New York

George Stoll

Morris Healy Gallery

“My world is safe,” prays Julianne Moore in Todd Haynes’ recent movie. The dream of safety, of purity, of replenishment; the alleviation of worry, of second guesses; the banishment of rapid decomposition—it is a dream of home, of order’s comforts, of containment. What makes suburbia beautiful (plenitude, order, stylization, repetition) is what makes it scary (plenitude, order, stylization, repetition). The same may be said of Tupperware, whose elegant design belies the malaise of the leftover, the unused, the refrigerated. Brownie Wise, one of Earl Silas Tupper’s collaborators, helped formulate the party sales plan that took Tupperware sales out of the department store and into the tract homes, developments, and endless communities that the containers weirdly recalled. In part, Tupperware fueled the plastics revolution: the mania for food-storage containers led to copies of all sorts.

Such as George Stoll’s handmade beeswax impostures! The colors of Stoll’s stacks and assemblages hum. While some of his colors beautifully, uncannily replicate Tupperware shades, more often they are like memories of these colors. To the Tupperware palette, Stoll adds pumpkin, lite pink, rose, tints of salt-water taffy, and the fluid pigments of the body—skin, semen, blood, bile. Stoll does not need “the services of Barbara Schirmeister, nationally known color consultant, to help predict what color will ‘turn on’ the American public”—he already knows: ivory, gold, tangerine, apple green, and daffodil; butterscotch, lemon, peach; frosted crystal and pastels, where “frost” means, Did you frost your hair yourself or have it done professionally? According to an early catalogue, Tupperware “provided a soupçon of gay informality.” Stoll likes that gay informality—informally gay is better—although he likes the gay formality of Tupperware shapes as well: Tumbler, Handolier, Pie Wedge, Party Bowl, Square Round, Square Keeper, Ice Tup, Party Susan, Suzette, Crisp-It, Thin-Stor, large and small Wonderliers. Tupperware does not have lids, covers, or tops, only “seals.” Stoll duplicates these seals’ curves and bubble domes. Some of his sculptures are just so, everything eerily exact; others look like Tupperware left out in a hot station wagon too long, forlorn. All smell wonderful. By noticing the niceties of Tupperware design, his work celebrates the fake, the useless, the homemade; things we should care more about and not overlook.

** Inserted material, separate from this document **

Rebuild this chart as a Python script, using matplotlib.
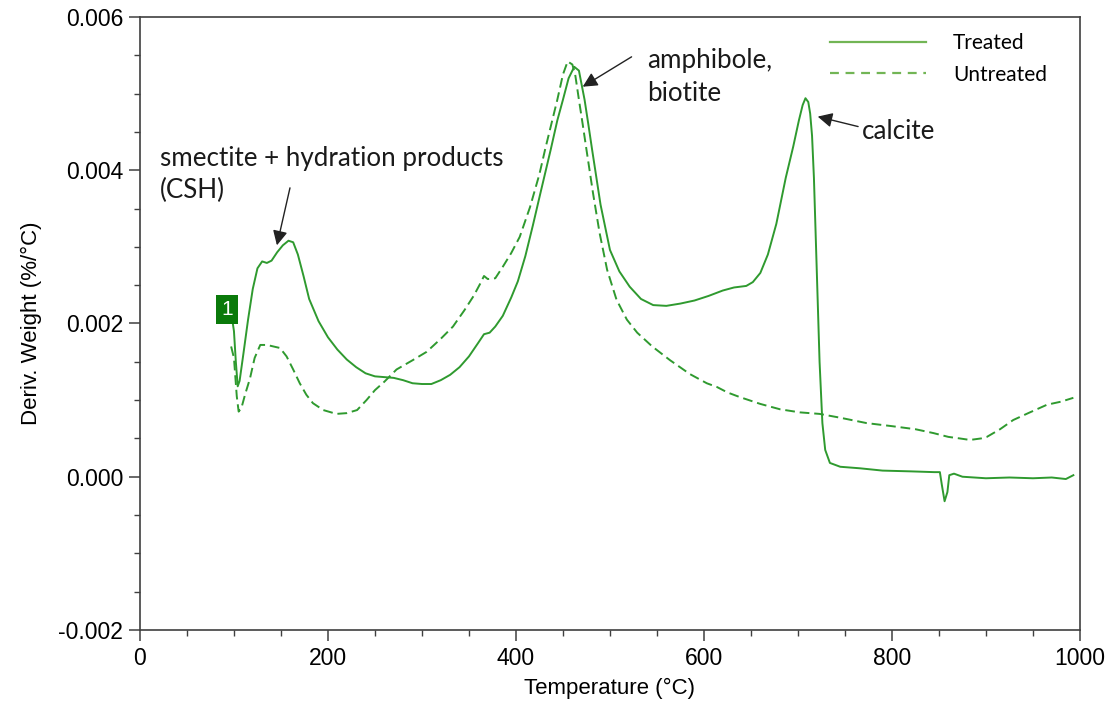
import matplotlib.pyplot as plt
from matplotlib.lines import Line2D
from matplotlib.ticker import MultipleLocator, FormatStrFormatter

# DTG curves, temperature in °C, derivative weight in %/°C
treated_t = [97, 100, 102, 104, 106, 110, 115, 120, 125, 130, 135, 140, 146, 152, 158,
             163, 168, 174, 180, 190, 200, 210, 220, 230, 240, 250, 260, 270, 280, 290,
             300, 310, 320, 330, 340, 350, 360, 366, 372, 378, 386, 395, 402, 410, 418,
             426, 437, 444, 450, 456, 462, 467, 473, 477, 481, 490, 500, 510, 521, 533,
             546, 560, 575, 590, 605, 620, 632, 645, 652, 660, 668, 677, 687, 695, 701,
             705, 708, 711, 713, 715, 717, 720, 723, 726, 729, 734, 745, 766, 790, 820,
             845, 851, 853, 856, 859, 861, 866, 875, 900, 925, 950, 970, 985, 993]
treated_w = [0.00215, 0.00190, 0.00150, 0.00118, 0.00125, 0.00160, 0.00205, 0.00245,
             0.00272, 0.00281, 0.00279, 0.00282, 0.00293, 0.00302, 0.00308, 0.00306,
             0.00290, 0.00262, 0.00232, 0.00203, 0.00182, 0.00166, 0.00153, 0.00143,
             0.00135, 0.00131, 0.00130, 0.00129, 0.00126, 0.00122, 0.00121, 0.00121,
             0.00126, 0.00133, 0.00143, 0.00157, 0.00175, 0.00186, 0.00188, 0.00196,
             0.00210, 0.00234, 0.00255, 0.00288, 0.00328, 0.00370, 0.00427, 0.00465,
             0.00492, 0.00520, 0.00535, 0.00530, 0.00492, 0.00460, 0.00427, 0.00355,
             0.00296, 0.00268, 0.00248, 0.00232, 0.00224, 0.00223, 0.00226, 0.00230,
             0.00236, 0.00243, 0.00247, 0.00249, 0.00254, 0.00266, 0.00290, 0.00330,
             0.00390, 0.00431, 0.00465, 0.00485, 0.00494, 0.00489, 0.00474, 0.00445,
             0.00390, 0.00270, 0.00150, 0.00070, 0.00035, 0.00018, 0.00013, 0.00011,
             0.00008, 0.00007, 0.00006, 0.00006, -0.00010, -0.00032, -0.00020, 0.00002,
             0.00004, 0.00000, -0.00002, -0.00001, -0.00002, -0.00001, -0.00003, 0.00002]

untreated_t = [97, 100, 103, 105, 108, 112, 117, 122, 128, 135, 142, 149, 156, 163, 170,
               177, 184, 195, 209, 220, 231, 241, 250, 260, 273, 290, 305, 320, 333, 345,
               355, 362, 366, 370, 378, 386, 395, 404, 415, 425, 431, 438, 444, 450, 455,
               460, 463, 467, 471, 475, 482, 489, 497, 507, 518, 529, 545, 564, 585, 603,
               614, 625, 638, 660, 681, 702, 723, 745, 773, 800, 825, 844, 860, 872, 883,
               895, 901, 915, 929, 945, 965, 980, 993]
untreated_w = [0.00170, 0.00155, 0.00105, 0.00085, 0.00090, 0.00108, 0.00128, 0.00155,
               0.00172, 0.00172, 0.00170, 0.00168, 0.00157, 0.00140, 0.00122, 0.00107,
               0.00096, 0.00087, 0.00082, 0.00083, 0.00087, 0.00100, 0.00113, 0.00124,
               0.00140, 0.00152, 0.00163, 0.00180, 0.00196, 0.00217, 0.00236, 0.00252,
               0.00262, 0.00258, 0.00259, 0.00274, 0.00292, 0.00313, 0.00352, 0.00395,
               0.00427, 0.00462, 0.00492, 0.00525, 0.00542, 0.00538, 0.00525, 0.00492,
               0.00460, 0.00427, 0.00370, 0.00318, 0.00270, 0.00231, 0.00205, 0.00188,
               0.00170, 0.00152, 0.00134, 0.00122, 0.00117, 0.00110, 0.00104, 0.00095,
               0.00088, 0.00084, 0.00082, 0.00077, 0.00070, 0.00066, 0.00062, 0.00057,
               0.00052, 0.00050, 0.00048, 0.00050, 0.00052, 0.00062, 0.00074, 0.00083,
               0.00094, 0.00098, 0.00103]

GREEN = '#2f9a2f'
LEGEND_GREEN = '#72b555'
SPINE = '#404040'

fig = plt.figure(figsize=(11.09, 7.02), dpi=100)
ax = fig.add_axes([0.1262, 0.1026, 0.8476, 0.8732])

ax.plot(treated_t, treated_w, color=GREEN, lw=1.4)
ax.plot(untreated_t, untreated_w, color=GREEN, lw=1.4, linestyle=(0, (5, 2.5)))

ax.set_xlim(0, 1000)
ax.set_ylim(-0.002, 0.006)
ax.xaxis.set_major_locator(MultipleLocator(200))
ax.xaxis.set_minor_locator(MultipleLocator(50))
ax.yaxis.set_major_locator(MultipleLocator(0.002))
ax.yaxis.set_minor_locator(MultipleLocator(0.0005))
ax.yaxis.set_major_formatter(FormatStrFormatter('%.3f'))

tick_font = {'family': 'Liberation Sans', 'size': 16}
for lab in ax.get_xticklabels() + ax.get_yticklabels():
    lab.set_fontfamily('Liberation Sans')
    lab.set_fontsize(16.5)
ax.tick_params(which='major', length=8, width=1.1, color=SPINE, direction='out', pad=4)
ax.tick_params(which='minor', length=4, width=1.0, color=SPINE, direction='out')
ax.tick_params(top=False, right=False)
for s in ax.spines.values():
    s.set_color(SPINE)
    s.set_linewidth(1.2)

ax.set_xlabel('Temperature (°C)', fontdict=tick_font, labelpad=6)
ax.set_ylabel('Deriv. Weight (%/°C)', fontdict=tick_font, labelpad=12)

# curve marker "1"
ax.text(92.5, 0.00218, '1', color='white', fontsize=15, family='Liberation Sans',
        ha='center', va='center',
        bbox=dict(boxstyle='square,pad=0.25', fc='#0a7a0a', ec='none'))

ann_font = dict(family='Lato', fontsize=18.7, color='#1a1a1a')
arrow = dict(arrowstyle='-|>', color='#222222', lw=1.0, mutation_scale=22,
             shrinkA=0, shrinkB=0)

ax.text(21, 0.00432, 'smectite + hydration products\n(CSH)', va='top', ha='left',
        linespacing=1.38, **ann_font)
ax.annotate('', xy=(145.7, 0.00302), xytext=(159.6, 0.00377), arrowprops=arrow)

ax.text(540, 0.00559, 'amphibole,\nbiotite', va='top', ha='left', linespacing=1.38, **ann_font)
ax.annotate('', xy=(471, 0.00509), xytext=(523, 0.00548), arrowprops=arrow)

ax.text(768, 0.00451, 'calcite', va='center', ha='left', **ann_font)
ax.annotate('', xy=(721, 0.0047), xytext=(764, 0.00457), arrowprops=arrow)

handles = [Line2D([], [], color=LEGEND_GREEN, lw=1.6),
           Line2D([], [], color=LEGEND_GREEN, lw=1.6, linestyle=(0, (4, 3)))]
ax.legend(handles, ['Treated', 'Untreated'], loc='upper right',
          bbox_to_anchor=(0.985, 1.004), frameon=False, handlelength=4.6,
          handletextpad=1.3, labelspacing=0.55, prop={'family': 'Lato', 'size': 15})

fig.savefig('out.png', dpi=100)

One of Brownie Wise’s sales techniques: “A typical demonstration at a party was to take a cereal bowl (another very early product) filled with water and sealed, and throw it across the room. The surprised party attendees bought these in droves.” Was the ladies’ satisfaction, their obeisance or capitulation to the mores of the day, turning sour? Did they know the sterility sometimes contained within the clean designs of the comfortable and dreamy?

This (feminine) aggression was echoed in the beautiful cool reserve of Stoll’s work for very different reasons. Have you kept the memory of the last kiss brined in a Saver? Have you preserved a dear heart in a Thin-Stor, pickled the final touch of final skin in Square Rounds, put the glow of it all in a Party Susan? George Stoll provides a plangent, honey commentary on what came before AIDS and the current state of prophylaxis. In the ’70s, the decade ours uncannily mimics year by year, the Tupperware catalogue opened with this promise, these words of advice for the longevity of their products (and their purchasers): “Treat them as you do your hands and they will provide long, dependable service.” Tupperware still comes with a Full Lifetime Guarantee, which is now how long, how many years? Stoll’s work preserves forever, but he knows there is no guarantee.